» Work to be completed: Reproduce exactly the lines from the one containing "Emit a LaTeX" down to the one containing "(bodyThree) at (961,329.5)", including both of those lines, and nothing else.

-- Raw records start --

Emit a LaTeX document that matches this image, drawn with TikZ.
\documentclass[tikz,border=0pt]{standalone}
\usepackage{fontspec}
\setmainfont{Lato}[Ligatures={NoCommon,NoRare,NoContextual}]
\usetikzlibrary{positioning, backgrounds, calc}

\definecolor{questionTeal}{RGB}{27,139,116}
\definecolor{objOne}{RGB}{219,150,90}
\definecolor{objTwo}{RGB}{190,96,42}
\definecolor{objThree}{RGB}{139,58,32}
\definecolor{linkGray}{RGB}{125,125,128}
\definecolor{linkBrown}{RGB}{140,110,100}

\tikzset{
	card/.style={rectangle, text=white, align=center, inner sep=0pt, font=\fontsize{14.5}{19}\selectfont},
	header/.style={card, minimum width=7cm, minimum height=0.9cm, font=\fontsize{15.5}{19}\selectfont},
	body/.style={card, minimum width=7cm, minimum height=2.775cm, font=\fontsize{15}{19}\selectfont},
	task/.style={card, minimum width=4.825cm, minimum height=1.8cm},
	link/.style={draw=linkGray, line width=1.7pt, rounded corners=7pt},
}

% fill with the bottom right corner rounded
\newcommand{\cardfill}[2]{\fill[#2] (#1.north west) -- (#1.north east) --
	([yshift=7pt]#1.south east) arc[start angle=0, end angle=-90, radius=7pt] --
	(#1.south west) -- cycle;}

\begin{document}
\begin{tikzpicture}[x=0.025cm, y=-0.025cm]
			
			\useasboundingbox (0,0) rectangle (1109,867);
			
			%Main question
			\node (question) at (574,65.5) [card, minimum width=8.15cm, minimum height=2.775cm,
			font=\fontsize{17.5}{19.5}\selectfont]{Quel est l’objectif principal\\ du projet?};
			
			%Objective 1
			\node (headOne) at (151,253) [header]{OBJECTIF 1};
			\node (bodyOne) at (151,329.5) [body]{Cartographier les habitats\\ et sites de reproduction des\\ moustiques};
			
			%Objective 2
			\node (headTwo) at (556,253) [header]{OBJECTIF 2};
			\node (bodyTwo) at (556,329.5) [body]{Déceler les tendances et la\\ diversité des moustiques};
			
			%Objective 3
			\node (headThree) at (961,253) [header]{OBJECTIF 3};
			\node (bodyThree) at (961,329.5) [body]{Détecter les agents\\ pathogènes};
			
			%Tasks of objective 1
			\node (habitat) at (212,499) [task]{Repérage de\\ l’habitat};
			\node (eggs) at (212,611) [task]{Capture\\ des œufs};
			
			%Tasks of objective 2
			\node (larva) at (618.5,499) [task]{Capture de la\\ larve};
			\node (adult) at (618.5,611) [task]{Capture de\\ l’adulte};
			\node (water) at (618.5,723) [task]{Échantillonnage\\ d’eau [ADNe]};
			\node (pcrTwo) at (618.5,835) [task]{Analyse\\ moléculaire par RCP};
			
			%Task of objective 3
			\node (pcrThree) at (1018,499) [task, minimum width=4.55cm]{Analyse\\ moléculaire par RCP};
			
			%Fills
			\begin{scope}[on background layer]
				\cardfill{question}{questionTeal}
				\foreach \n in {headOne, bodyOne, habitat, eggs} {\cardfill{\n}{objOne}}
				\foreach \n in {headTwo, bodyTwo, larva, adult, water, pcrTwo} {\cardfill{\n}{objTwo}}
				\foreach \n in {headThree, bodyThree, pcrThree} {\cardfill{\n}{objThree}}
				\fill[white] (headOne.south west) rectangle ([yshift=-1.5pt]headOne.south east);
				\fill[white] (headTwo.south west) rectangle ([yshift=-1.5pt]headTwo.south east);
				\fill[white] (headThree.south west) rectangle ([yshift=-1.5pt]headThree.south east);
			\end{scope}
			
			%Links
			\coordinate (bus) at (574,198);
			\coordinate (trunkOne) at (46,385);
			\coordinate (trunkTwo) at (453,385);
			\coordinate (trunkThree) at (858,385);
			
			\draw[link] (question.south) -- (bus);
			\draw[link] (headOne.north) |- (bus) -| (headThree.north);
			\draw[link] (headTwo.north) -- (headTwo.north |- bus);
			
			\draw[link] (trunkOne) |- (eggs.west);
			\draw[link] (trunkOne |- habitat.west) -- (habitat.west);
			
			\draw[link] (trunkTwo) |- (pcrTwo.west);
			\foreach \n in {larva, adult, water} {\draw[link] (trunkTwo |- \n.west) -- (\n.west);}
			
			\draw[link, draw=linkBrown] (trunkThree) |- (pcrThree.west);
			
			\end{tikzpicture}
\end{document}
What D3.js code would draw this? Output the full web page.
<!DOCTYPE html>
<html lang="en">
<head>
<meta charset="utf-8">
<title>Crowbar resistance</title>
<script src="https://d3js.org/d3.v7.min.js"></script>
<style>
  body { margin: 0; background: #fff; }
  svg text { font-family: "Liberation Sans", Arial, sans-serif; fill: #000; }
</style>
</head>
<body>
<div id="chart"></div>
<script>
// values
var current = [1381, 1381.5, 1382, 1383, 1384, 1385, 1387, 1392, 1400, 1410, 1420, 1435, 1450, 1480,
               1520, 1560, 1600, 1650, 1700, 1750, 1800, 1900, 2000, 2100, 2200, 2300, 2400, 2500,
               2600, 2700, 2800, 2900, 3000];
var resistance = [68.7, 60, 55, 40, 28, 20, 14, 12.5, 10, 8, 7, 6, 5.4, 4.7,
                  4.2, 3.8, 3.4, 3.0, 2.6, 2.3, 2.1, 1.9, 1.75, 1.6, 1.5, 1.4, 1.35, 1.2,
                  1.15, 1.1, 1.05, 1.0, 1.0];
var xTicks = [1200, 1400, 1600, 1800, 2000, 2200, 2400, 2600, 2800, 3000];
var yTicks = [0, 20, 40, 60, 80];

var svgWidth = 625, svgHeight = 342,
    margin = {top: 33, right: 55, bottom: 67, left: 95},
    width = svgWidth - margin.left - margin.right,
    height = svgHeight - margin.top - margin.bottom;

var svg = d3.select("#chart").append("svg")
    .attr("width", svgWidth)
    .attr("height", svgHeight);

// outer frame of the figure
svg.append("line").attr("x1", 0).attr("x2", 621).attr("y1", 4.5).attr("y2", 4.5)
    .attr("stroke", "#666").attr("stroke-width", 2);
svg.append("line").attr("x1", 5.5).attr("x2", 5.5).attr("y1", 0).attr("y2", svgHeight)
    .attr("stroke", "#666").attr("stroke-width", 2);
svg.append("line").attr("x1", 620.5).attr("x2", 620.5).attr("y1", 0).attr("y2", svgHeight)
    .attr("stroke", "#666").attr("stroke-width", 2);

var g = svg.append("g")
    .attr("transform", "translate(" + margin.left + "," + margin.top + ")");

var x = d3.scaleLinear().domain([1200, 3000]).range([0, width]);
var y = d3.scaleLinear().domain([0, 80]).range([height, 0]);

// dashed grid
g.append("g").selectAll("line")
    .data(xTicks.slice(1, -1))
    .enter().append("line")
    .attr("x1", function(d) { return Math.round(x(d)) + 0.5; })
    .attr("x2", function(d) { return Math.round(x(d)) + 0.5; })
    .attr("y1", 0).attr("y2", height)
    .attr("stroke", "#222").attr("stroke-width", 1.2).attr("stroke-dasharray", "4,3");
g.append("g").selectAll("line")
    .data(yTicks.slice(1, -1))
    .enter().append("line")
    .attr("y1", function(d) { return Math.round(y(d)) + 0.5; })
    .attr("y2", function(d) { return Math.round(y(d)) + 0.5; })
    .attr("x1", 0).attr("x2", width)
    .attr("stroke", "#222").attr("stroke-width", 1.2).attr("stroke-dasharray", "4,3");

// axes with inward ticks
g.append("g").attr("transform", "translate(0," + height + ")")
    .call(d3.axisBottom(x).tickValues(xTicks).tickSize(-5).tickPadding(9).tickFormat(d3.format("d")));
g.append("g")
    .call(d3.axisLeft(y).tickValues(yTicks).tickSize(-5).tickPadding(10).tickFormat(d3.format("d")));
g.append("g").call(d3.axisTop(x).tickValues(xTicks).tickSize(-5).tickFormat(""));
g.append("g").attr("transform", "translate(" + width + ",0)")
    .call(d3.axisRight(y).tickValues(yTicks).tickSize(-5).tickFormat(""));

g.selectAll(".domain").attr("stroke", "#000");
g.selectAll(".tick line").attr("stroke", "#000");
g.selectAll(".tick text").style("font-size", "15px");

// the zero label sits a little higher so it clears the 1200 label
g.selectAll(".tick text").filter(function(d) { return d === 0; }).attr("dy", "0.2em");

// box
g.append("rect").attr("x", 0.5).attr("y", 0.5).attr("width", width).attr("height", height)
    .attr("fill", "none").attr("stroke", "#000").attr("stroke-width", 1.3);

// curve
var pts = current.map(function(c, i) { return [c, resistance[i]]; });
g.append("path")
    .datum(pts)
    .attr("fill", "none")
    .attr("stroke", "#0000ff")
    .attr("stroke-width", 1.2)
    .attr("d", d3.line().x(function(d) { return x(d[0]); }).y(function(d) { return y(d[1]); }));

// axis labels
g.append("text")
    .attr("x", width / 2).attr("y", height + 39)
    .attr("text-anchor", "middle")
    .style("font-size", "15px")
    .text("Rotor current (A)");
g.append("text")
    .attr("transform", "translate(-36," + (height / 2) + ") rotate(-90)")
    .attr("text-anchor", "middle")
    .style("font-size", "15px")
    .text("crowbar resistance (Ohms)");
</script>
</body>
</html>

-- Raw records end --
-- Raw records start --

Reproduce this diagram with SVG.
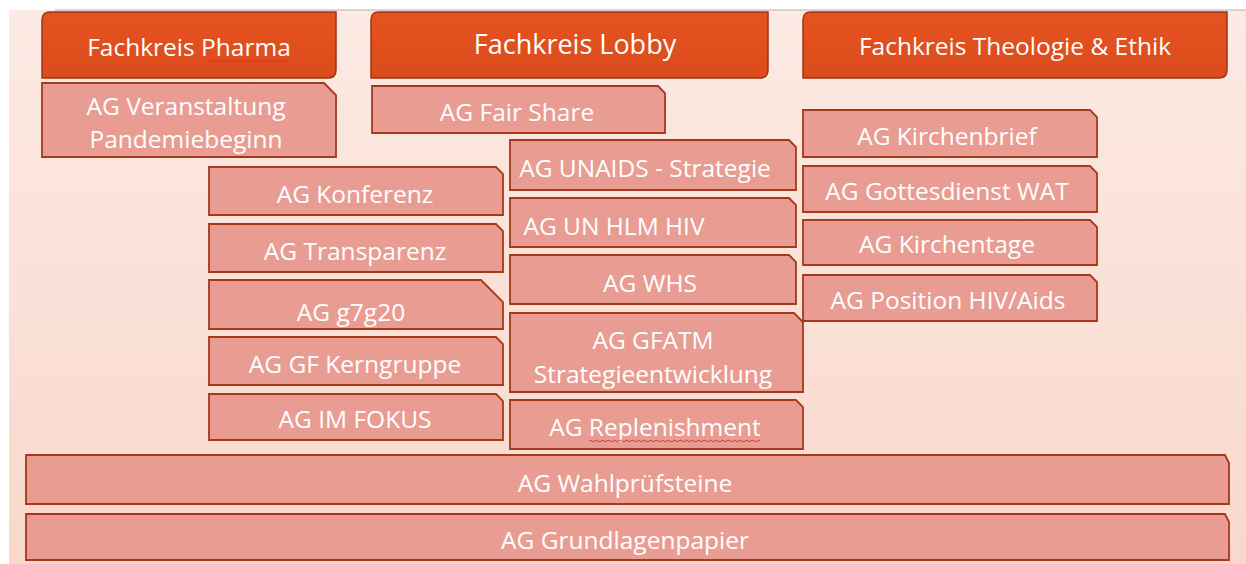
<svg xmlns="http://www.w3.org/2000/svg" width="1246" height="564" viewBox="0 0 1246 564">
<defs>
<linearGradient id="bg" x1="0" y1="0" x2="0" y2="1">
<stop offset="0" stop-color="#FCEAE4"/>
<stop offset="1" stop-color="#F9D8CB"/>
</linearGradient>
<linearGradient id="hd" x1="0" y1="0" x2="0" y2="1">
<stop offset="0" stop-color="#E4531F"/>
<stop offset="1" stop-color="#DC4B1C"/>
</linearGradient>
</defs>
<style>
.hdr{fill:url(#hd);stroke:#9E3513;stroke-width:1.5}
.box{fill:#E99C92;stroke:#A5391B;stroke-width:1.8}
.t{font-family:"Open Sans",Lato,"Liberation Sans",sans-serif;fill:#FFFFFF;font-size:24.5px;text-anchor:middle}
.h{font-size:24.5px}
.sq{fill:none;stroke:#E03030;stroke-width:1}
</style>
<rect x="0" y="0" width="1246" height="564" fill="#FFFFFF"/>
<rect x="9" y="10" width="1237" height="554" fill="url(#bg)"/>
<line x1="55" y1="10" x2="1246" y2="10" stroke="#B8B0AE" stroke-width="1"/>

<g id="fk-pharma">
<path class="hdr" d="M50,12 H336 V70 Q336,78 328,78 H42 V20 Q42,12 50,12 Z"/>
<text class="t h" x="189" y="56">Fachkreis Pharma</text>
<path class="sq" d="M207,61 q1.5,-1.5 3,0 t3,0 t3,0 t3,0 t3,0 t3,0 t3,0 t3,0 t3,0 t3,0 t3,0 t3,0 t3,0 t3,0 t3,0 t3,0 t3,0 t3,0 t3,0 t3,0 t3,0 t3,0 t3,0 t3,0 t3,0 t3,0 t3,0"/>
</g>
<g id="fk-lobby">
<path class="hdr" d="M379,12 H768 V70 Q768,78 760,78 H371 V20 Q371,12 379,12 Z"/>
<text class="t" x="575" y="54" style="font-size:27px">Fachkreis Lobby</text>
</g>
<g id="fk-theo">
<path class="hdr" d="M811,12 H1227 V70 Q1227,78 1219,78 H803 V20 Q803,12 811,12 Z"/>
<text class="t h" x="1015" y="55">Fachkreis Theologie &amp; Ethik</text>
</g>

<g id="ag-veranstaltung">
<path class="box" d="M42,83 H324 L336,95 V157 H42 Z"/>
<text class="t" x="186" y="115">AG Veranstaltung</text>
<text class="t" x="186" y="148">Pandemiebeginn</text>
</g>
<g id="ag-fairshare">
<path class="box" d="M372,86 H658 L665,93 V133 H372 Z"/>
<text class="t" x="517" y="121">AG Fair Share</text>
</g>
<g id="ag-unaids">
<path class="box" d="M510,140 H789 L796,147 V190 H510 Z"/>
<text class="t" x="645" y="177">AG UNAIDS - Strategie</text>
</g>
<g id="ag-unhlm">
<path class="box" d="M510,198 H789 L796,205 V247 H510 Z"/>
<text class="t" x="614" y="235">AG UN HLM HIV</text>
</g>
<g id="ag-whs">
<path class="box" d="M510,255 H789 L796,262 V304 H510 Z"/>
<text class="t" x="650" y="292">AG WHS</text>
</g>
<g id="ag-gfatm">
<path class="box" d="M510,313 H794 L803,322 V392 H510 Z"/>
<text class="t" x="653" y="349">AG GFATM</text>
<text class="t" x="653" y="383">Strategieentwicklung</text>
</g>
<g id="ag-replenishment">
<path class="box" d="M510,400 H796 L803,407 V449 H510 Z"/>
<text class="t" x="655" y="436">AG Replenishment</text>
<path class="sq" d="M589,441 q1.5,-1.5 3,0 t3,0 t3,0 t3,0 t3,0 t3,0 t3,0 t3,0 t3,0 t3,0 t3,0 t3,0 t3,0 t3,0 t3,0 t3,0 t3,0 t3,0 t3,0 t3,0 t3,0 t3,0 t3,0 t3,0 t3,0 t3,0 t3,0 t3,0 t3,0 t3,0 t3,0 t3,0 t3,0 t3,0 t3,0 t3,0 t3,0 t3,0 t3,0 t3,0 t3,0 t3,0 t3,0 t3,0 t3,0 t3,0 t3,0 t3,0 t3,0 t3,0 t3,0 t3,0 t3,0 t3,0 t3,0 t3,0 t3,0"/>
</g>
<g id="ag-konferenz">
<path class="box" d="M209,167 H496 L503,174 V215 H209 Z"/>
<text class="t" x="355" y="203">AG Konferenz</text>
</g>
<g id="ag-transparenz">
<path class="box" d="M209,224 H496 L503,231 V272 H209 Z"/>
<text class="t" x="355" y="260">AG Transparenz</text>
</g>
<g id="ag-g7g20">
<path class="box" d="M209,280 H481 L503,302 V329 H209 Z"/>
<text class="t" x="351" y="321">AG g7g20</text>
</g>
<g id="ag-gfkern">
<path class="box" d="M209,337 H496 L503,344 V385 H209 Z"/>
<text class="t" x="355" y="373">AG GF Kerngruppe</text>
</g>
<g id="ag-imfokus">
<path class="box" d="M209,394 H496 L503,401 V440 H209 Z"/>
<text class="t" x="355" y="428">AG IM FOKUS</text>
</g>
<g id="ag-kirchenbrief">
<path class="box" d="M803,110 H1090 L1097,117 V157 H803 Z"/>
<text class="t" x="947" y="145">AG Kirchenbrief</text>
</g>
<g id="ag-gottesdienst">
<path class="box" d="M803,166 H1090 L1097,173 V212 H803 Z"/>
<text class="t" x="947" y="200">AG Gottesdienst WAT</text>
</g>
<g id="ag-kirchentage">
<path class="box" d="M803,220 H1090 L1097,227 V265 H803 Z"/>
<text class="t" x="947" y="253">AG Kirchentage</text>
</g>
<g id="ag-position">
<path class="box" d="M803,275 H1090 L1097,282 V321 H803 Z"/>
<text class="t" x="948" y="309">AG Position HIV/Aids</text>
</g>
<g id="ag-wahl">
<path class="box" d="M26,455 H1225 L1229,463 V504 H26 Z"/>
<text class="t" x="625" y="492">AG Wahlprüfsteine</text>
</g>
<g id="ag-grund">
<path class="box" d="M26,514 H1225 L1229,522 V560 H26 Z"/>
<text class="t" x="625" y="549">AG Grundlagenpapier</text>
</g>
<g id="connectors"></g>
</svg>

-- Raw records end --

» Task solution:
Emit a LaTeX document that matches this image, drawn with TikZ.
\documentclass[tikz,border=0pt]{standalone}
\usepackage{fontspec}
\setmainfont{Lato}[Ligatures={NoCommon,NoRare,NoContextual}]
\usetikzlibrary{positioning, backgrounds, calc}

\definecolor{questionTeal}{RGB}{27,139,116}
\definecolor{objOne}{RGB}{219,150,90}
\definecolor{objTwo}{RGB}{190,96,42}
\definecolor{objThree}{RGB}{139,58,32}
\definecolor{linkGray}{RGB}{125,125,128}
\definecolor{linkBrown}{RGB}{140,110,100}

\tikzset{
	card/.style={rectangle, text=white, align=center, inner sep=0pt, font=\fontsize{14.5}{19}\selectfont},
	header/.style={card, minimum width=7cm, minimum height=0.9cm, font=\fontsize{15.5}{19}\selectfont},
	body/.style={card, minimum width=7cm, minimum height=2.775cm, font=\fontsize{15}{19}\selectfont},
	task/.style={card, minimum width=4.825cm, minimum height=1.8cm},
	link/.style={draw=linkGray, line width=1.7pt, rounded corners=7pt},
}

% fill with the bottom right corner rounded
\newcommand{\cardfill}[2]{\fill[#2] (#1.north west) -- (#1.north east) --
	([yshift=7pt]#1.south east) arc[start angle=0, end angle=-90, radius=7pt] --
	(#1.south west) -- cycle;}

\begin{document}
\begin{tikzpicture}[x=0.025cm, y=-0.025cm]
			
			\useasboundingbox (0,0) rectangle (1109,867);
			
			%Main question
			\node (question) at (574,65.5) [card, minimum width=8.15cm, minimum height=2.775cm,
			font=\fontsize{17.5}{19.5}\selectfont]{Quel est l’objectif principal\\ du projet?};
			
			%Objective 1
			\node (headOne) at (151,253) [header]{OBJECTIF 1};
			\node (bodyOne) at (151,329.5) [body]{Cartographier les habitats\\ et sites de reproduction des\\ moustiques};
			
			%Objective 2
			\node (headTwo) at (556,253) [header]{OBJECTIF 2};
			\node (bodyTwo) at (556,329.5) [body]{Déceler les tendances et la\\ diversité des moustiques};
			
			%Objective 3
			\node (headThree) at (961,253) [header]{OBJECTIF 3};
			\node (bodyThree) at (961,329.5) [body]{Détecter les agents\\ pathogènes};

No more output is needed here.